# EXERCISE INPUT start

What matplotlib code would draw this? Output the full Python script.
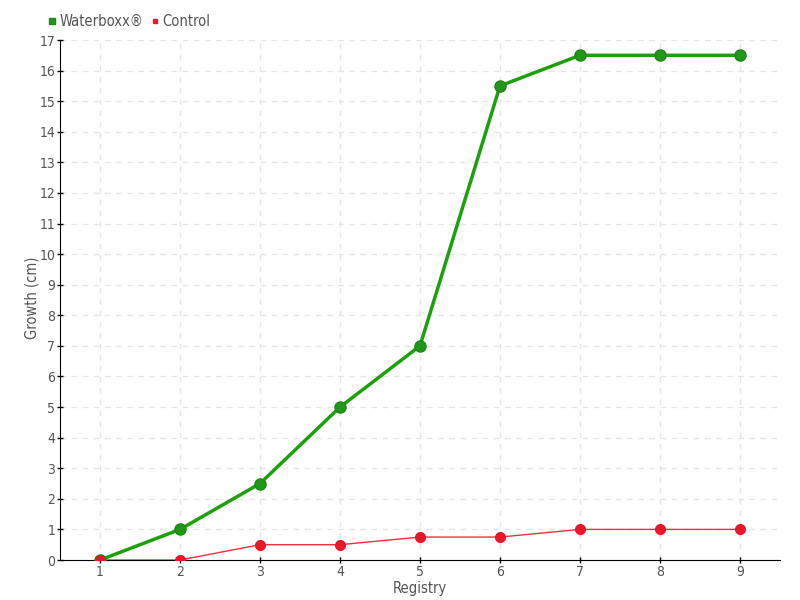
import matplotlib.pyplot as plt

registry = [1, 2, 3, 4, 5, 6, 7, 8, 9]
waterboxx = [0, 1, 2.5, 5, 7, 15.5, 16.5, 16.5, 16.5]
control = [0, 0, 0.5, 0.5, 0.75, 0.75, 1, 1, 1]

plt.rcParams['font.family'] = ['DejaVu Sans']
plt.rcParams['font.stretch'] = 'condensed'
plt.rcParams['font.weight'] = 'light'

fig = plt.figure(figsize=(8, 6), dpi=100)
ax = fig.add_axes([60 / 800, 40 / 600, 720 / 800, 520 / 600])

ax.plot(registry, waterboxx, color='#1ea00e', linewidth=2.5, marker='o',
        markersize=8, markerfacecolor='#22961a', markeredgecolor='#1a8a14',
        label='Waterboxx®', zorder=3)
ax.plot(registry, control, color='#f0303a', linewidth=1, marker='o',
        markersize=7, markerfacecolor='#e8182a', markeredgecolor='#e8182a',
        label='Control', zorder=4)

ax.set_xlim(0.5, 9.5)
ax.set_ylim(0, 17)
ax.set_xticks(registry)
ax.set_yticks(range(0, 18))

ax.grid(True, linestyle=(0, (4, 4)), color='#e6e6e6', linewidth=1)
ax.set_axisbelow(True)
for s in ['top', 'right']:
    ax.spines[s].set_visible(False)
ax.tick_params(direction='inout', length=5, width=1, labelsize=10,
               labelcolor='#555555', pad=1)

ax.set_xlabel('Registry', fontsize=10.5, color='#555555')
ax.xaxis.label.set_verticalalignment('center')
ax.xaxis.set_label_coords((420 - 60) / 720, -28 / 520)
ax.set_ylabel('Growth (cm)', fontsize=10.5, color='#555555')
ax.yaxis.set_label_coords(-28 / 720, (560 - 298) / 520)
ax.yaxis.label.set_verticalalignment('center')

fig.legend(loc='upper left', bbox_to_anchor=(48 / 800, 1 - 14 / 600),
           ncol=2, frameon=False, fontsize=10.5, handlelength=0.5,
           handletextpad=0.3, columnspacing=0.5, markerscale=0.5,
           labelcolor='#555555', borderaxespad=0, borderpad=0)
leg = fig.legends[0]
for h in leg.legend_handles:
    h.set_linestyle('None')
    h.set_marker('s')

fig.savefig('out.png', dpi=100)
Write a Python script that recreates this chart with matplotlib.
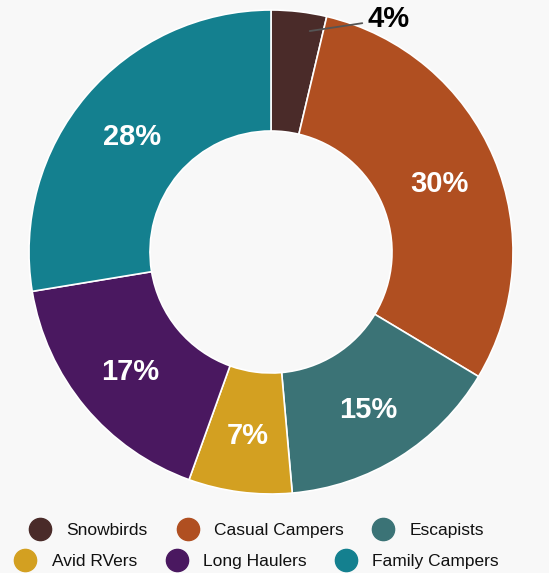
import numpy as np
import matplotlib

matplotlib.use("Agg")
import matplotlib.pyplot as plt
from matplotlib.lines import Line2D

plt.rcParams["font.family"] = ["Liberation Sans", "DejaVu Sans"]

segments = ["Snowbirds", "Casual Campers", "Escapists",
            "Avid RVers", "Long Haulers", "Family Campers"]
shares = [3.7, 29.9, 15.0, 6.9, 16.9, 27.6]
labels = ["4%", "30%", "15%", "7%", "17%", "28%"]
colors = ["#4a2b29", "#b04f21", "#3b7376", "#d3a021", "#4a1860", "#14808f"]

bg = "#f8f8f8"
fig = plt.figure(figsize=(5.49, 5.73), dpi=100, facecolor=bg)
W, H = 549, 573
cx, cy, r = 271, 252, 242
ax = fig.add_axes([(cx - r) / W, 1 - (cy + r) / H, 2 * r / W, 2 * r / H])
ax.set_facecolor(bg)

wedges, _ = ax.pie(shares, colors=colors, startangle=90, counterclock=False,
                   radius=1.0, wedgeprops=dict(width=0.5, edgecolor="white", linewidth=1.2))
ax.set_xlim(-1, 1)
ax.set_ylim(-1, 1)
ax.set_aspect("equal")
ax.axis("off")

for w, lab in zip(wedges, labels):
    mid = np.deg2rad((w.theta1 + w.theta2) / 2)
    if lab == "4%":
        # small slice: label outside with a leader line
        ax.annotate(lab, xy=(0.16, 0.913), xytext=(0.4, 0.962),
                    fontsize=21, fontweight="bold", color="black",
                    ha="left", va="center", annotation_clip=False,
                    arrowprops=dict(arrowstyle="-", color="#555555", lw=1.3,
                                    shrinkA=2, shrinkB=0))
    else:
        ax.text(0.755 * np.cos(mid), 0.755 * np.sin(mid) - 0.012, lab,
                fontsize=21, fontweight="bold", color="white",
                ha="center", va="center")


def handle(c):
    return Line2D([], [], marker="o", linestyle="none", markersize=16,
                  markerfacecolor=c, markeredgecolor=c)


rows = [(0, 3, 1 - 530 / H), (3, 6, 1 - 561 / H)]
for a, b, y in rows:
    leg = fig.legend([handle(c) for c in colors[a:b]], segments[a:b],
                     loc="center", bbox_to_anchor=(257 / W, y), ncol=3,
                     frameon=False, fontsize=12.5, handletextpad=0.9,
                     columnspacing=1.7, handlelength=1.2, borderaxespad=0)
    for t in leg.get_texts():
        t.set_color("#111111")

fig.savefig("out.png", dpi=100, facecolor=bg)
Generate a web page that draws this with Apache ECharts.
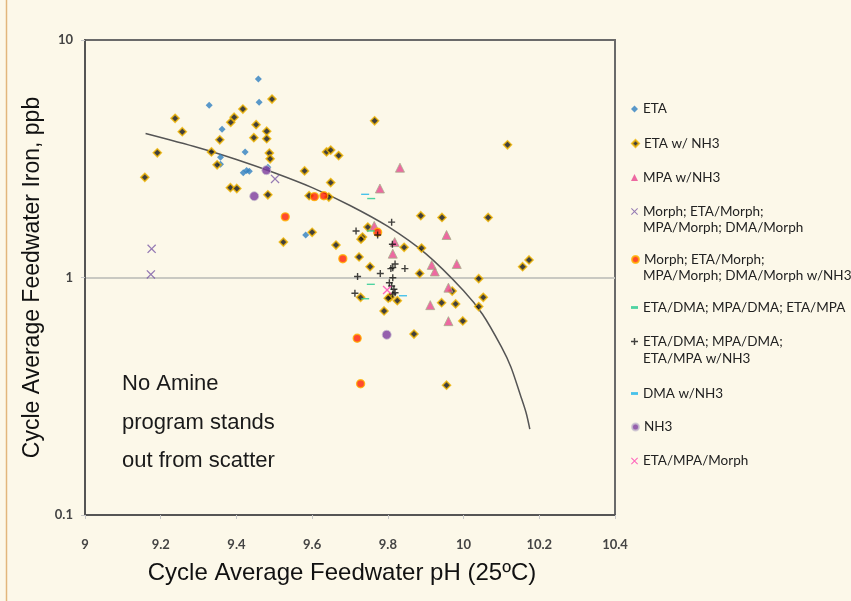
<!DOCTYPE html>
<html>
<head>
<meta charset="utf-8">
<script src="https://cdn.jsdelivr.net/npm/echarts@6/dist/echarts.min.js"></script>
<style>
html,body{margin:0;padding:0;background:#fcf8e9;}
#chart{width:851px;height:601px;}
</style>
</head>
<body>
<div id="chart"></div>
<script>
// ---- data (pH, Fe ppb) ----
const xTicks = [9, 9.2, 9.4, 9.6, 9.8, 10, 10.2, 10.4];
const yTicks = [0.1, 1, 10];

const seriesNames = [
  "ETA",
  "ETA w/ NH3",
  "MPA w/NH3",
  "Morph; ETA/Morph; MPA/Morph; DMA/Morph",
  "Morph; ETA/Morph; MPA/Morph; DMA/Morph w/NH3",
  "ETA/DMA; MPA/DMA; ETA/MPA",
  "ETA/DMA; MPA/DMA; ETA/MPA w/NH3",
  "DMA w/NH3",
  "NH3",
  "ETA/MPA/Morph"
];
const legendLines = [
  ["ETA"],
  ["ETA w/ NH3"],
  ["MPA w/NH3"],
  ["Morph; ETA/Morph;", "MPA/Morph; DMA/Morph"],
  ["Morph; ETA/Morph;", "MPA/Morph; DMA/Morph w/NH3"],
  ["ETA/DMA; MPA/DMA; ETA/MPA"],
  ["ETA/DMA; MPA/DMA;", "ETA/MPA w/NH3"],
  ["DMA w/NH3"],
  ["NH3"],
  ["ETA/MPA/Morph"]
];

const eta = [[9.458,6.85],[9.328,5.31],[9.460,5.47],[9.362,4.21],[9.423,3.38],[9.358,3.21],[9.358,3.00],[9.418,2.76],[9.427,2.82],[9.434,2.80],[9.483,2.91],[9.583,1.51]];
const etaNH3 = [[9.494,5.64],[9.417,5.12],[9.238,4.68],[9.394,4.73],[9.385,4.50],[9.257,4.11],[9.452,4.40],[9.480,4.13],[9.446,3.88],[9.480,3.84],[9.356,3.80],[9.191,3.35],[9.334,3.38],[9.487,3.34],[9.489,3.16],[9.349,2.98],[9.158,2.64],[9.580,2.81],[9.384,2.39],[9.401,2.37],[9.483,2.23],[9.592,2.21],[9.765,4.57],[10.116,3.62],[9.638,3.38],[9.649,3.44],[9.670,3.26],[9.649,2.51],[9.644,2.18],[9.887,1.82],[9.943,1.79],[10.065,1.79],[9.524,1.41],[9.600,1.55],[9.747,1.63],[9.663,1.37],[9.733,1.48],[9.729,1.45],[9.843,1.34],[9.889,1.33],[9.724,1.22],[9.753,1.11],[9.884,1.04],[9.806,0.825],[9.801,0.818],[9.825,0.799],[9.728,0.825],[9.790,0.723],[10.156,1.11],[10.173,1.185],[10.040,0.989],[9.970,0.877],[10.052,0.825],[9.942,0.783],[9.979,0.774],[10.040,0.754],[9.998,0.656],[9.869,0.578],[9.955,0.352]];
const mpaNH3 = [[9.832,2.90],[9.779,2.37],[9.764,1.65],[9.818,1.41],[9.813,1.26],[9.916,1.13],[9.924,1.06],[9.982,1.14],[9.955,1.51],[9.960,0.906],[9.912,0.765],[9.960,0.655]];
const morph = [[9.502,2.60],[9.176,1.32],[9.174,1.03]];
const morphNH3 = [[9.529,1.80],[9.606,2.19],[9.631,2.21],[9.773,1.55],[9.681,1.20],[9.719,0.555],[9.728,0.357]];
const etaDma = [[9.756,2.15],[9.755,1.57],[9.755,0.936],[9.740,0.814]];
const etaDmaNH3 = [[9.810,1.71],[9.716,1.57],[9.812,1.38],[9.819,1.14],[9.813,1.10],[9.808,1.09],[9.845,1.09],[9.780,1.04],[9.720,1.01],[9.813,0.998],[9.804,0.951],[9.810,0.921],[9.816,0.892],[9.819,0.863],[9.813,0.852],[9.713,0.858],[9.773,1.51]];
const dmaNH3 = [[9.740,2.24],[9.840,0.838]];
const nh3 = [[9.479,2.83],[9.447,2.20],[9.797,0.574]];
const etaMpaMorph = [[9.798,0.886]];

// trend line
const trendPH = [9.16, 9.3, 9.4, 9.5, 9.6, 9.7, 9.8, 9.9, 10.0, 10.05, 10.1, 10.125, 10.15, 10.165, 10.175];
const trendFe = [4.04, 3.52, 3.14, 2.76, 2.39, 2.01, 1.64, 1.26, 0.88, 0.70, 0.51, 0.42, 0.32, 0.27, 0.23];

const noteLines = ["No Amine", "program stands", "out from scatter"];

// ---- chart ----
const X_PATH = 'path://M1,0L5,4L9,0L10,1L6,5L10,9L9,10L5,6L1,10L0,9L4,5L0,1Z';
const PLUS_PATH = 'path://M4,0H6V4H10V6H6V10H4V6H0V4H4Z';
const DASH_PATH = 'path://M0,0H10V4H0Z';

const seriesData = [eta, etaNH3, mpaNH3, morph, morphNH3, etaDma, etaDmaNH3, dmaNH3, nh3, etaMpaMorph];
const seriesStyles = [
  {symbol:'diamond', symbolSize:7, itemStyle:{color:'#2f7fc0'}},
  {symbol:'diamond', symbolSize:8, itemStyle:{color:'#111111', borderColor:'#f0b400', borderWidth:1.6}},
  {symbol:'triangle', symbolSize:9, itemStyle:{color:'#e8458f', borderColor:'#a9ae8c', borderWidth:1}},
  {symbol:X_PATH, symbolSize:9, itemStyle:{color:'#7a5aa6'}},
  {symbol:'circle', symbolSize:8, itemStyle:{color:'#ff1e00', borderColor:'#ffb400', borderWidth:1.4}},
  {symbol:DASH_PATH, symbolSize:[8,3.5], symbolKeepAspect:true, itemStyle:{color:'#22c98e'}},
  {symbol:PLUS_PATH, symbolSize:7, itemStyle:{color:'#111111'}},
  {symbol:DASH_PATH, symbolSize:[8,3.5], symbolKeepAspect:true, itemStyle:{color:'#1ab4ea'}},
  {symbol:'circle', symbolSize:9, itemStyle:{color:'#7b3a9e', borderColor:'#c9c2cf', borderWidth:1}},
  {symbol:X_PATH, symbolSize:9, itemStyle:{color:'#ff3fb0'}}
];

const legendY = [109, 143.5, 177.5, 211.5, 259.5, 307.5, 341.5, 393.5, 427, 461];
const secondLineY = {3: 228.5, 4: 276.5, 6: 359.5};
const legendFont = {fontFamily:'Lato', fontSize:13.5, color:'#222222', lineHeight:16};

const series = [{
  type:'line', name:'trend', data: trendPH.map((p,i)=>[p, trendFe[i]]),
  showSymbol:false, smooth:0.3, silent:true, z:1,
  lineStyle:{color:'#555555', width:1.5}
}];
seriesNames.forEach((n,i)=>{
  series.push(Object.assign({type:'scatter', name:n, data:seriesData[i], z:2+i, emphasis:{disabled:true}}, seriesStyles[i]));
});

const legends = seriesNames.map((n,i)=>({
  show:true, orient:'vertical', left:631, top:legendY[i]-8, padding:0,
  itemWidth:7, itemHeight:7, itemGap:5, selectedMode:false,
  data:[ i === 2 ? {name:n, itemStyle:{borderWidth:0}} : n ],
  formatter:()=>legendLines[i][0], textStyle:legendFont
}));

const graphics = [
  {type:'line', shape:{x1:6.5,y1:0,x2:6.5,y2:601}, style:{stroke:'#e2b67c', lineWidth:1.5}, silent:true}
];
Object.keys(secondLineY).forEach(k=>{
  graphics.push({type:'text', left:643, top:secondLineY[k]-8, silent:true,
    style:{text:legendLines[k][1], font:'13.5px Lato', fill:'#222222'}});
});
const noteY = [385, 424, 462];
noteLines.forEach((t,i)=>{
  graphics.push({type:'text', left:122, top:noteY[i]-12, silent:true,
    style:{text:t, font:'22px "Liberation Sans"', fill:'#1a1a1a'}});
});

const chart = echarts.init(document.getElementById('chart'), null, {renderer:'canvas'});
chart.setOption({
  backgroundColor:'#fcf8e9',
  animation:false,
  grid:{left:85, top:40, right:236, bottom:86, show:true, borderColor:'#6a6a6a', borderWidth:2, backgroundColor:'transparent'},
  legend: legends,
  xAxis:{
    type:'value', min:xTicks[0], max:xTicks[xTicks.length-1], interval:0.2,
    name:'Cycle Average Feedwater pH (25ºC)', nameLocation:'middle', nameGap:46,
    nameTextStyle:{fontFamily:'Liberation Sans', fontSize:24, color:'#111111', padding:[0,16,0,0]},
    axisLine:{show:true, lineStyle:{color:'#555555', width:2}},
    axisTick:{show:true, length:4, lineStyle:{color:'#c8c8c8'}},
    axisLabel:{margin:23, fontFamily:'Lato', fontWeight:'bold', fontSize:13, color:'#444444',
      formatter:v=>String(+v.toFixed(1))},
    splitLine:{show:false}
  },
  yAxis:{
    type:'log', logBase:10, min:yTicks[0], max:yTicks[yTicks.length-1],
    name:'Cycle Average Feedwater Iron, ppb', nameLocation:'middle', nameGap:37,
    nameTextStyle:{fontFamily:'Liberation Sans', fontSize:23, color:'#111111'},
    axisLine:{show:true, lineStyle:{color:'#555555', width:2}},
    axisTick:{show:true, length:4, lineStyle:{color:'#c8c8c8'}},
    axisLabel:{margin:12, fontFamily:'Lato', fontWeight:'bold', fontSize:13, color:'#444444',
      formatter:v=>String(v)},
    splitLine:{show:true, showMinLine:false, showMaxLine:false, lineStyle:{color:'#c9c9c2', width:2}}
  },
  series: series,
  graphic: graphics
});
</script>
</body>
</html>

# EXERCISE INPUT end

* _TASK PROMPT_
Above are the records; repeat their lines from the first through the line containing "control = [0, 0, 0.5, 0.5, 0.75, 0.75, 1, 1, 1]", and leave out each picture.

* _THE COMPLETED TASK_
What matplotlib code would draw this? Output the full Python script.
import matplotlib.pyplot as plt

registry = [1, 2, 3, 4, 5, 6, 7, 8, 9]
waterboxx = [0, 1, 2.5, 5, 7, 15.5, 16.5, 16.5, 16.5]
control = [0, 0, 0.5, 0.5, 0.75, 0.75, 1, 1, 1]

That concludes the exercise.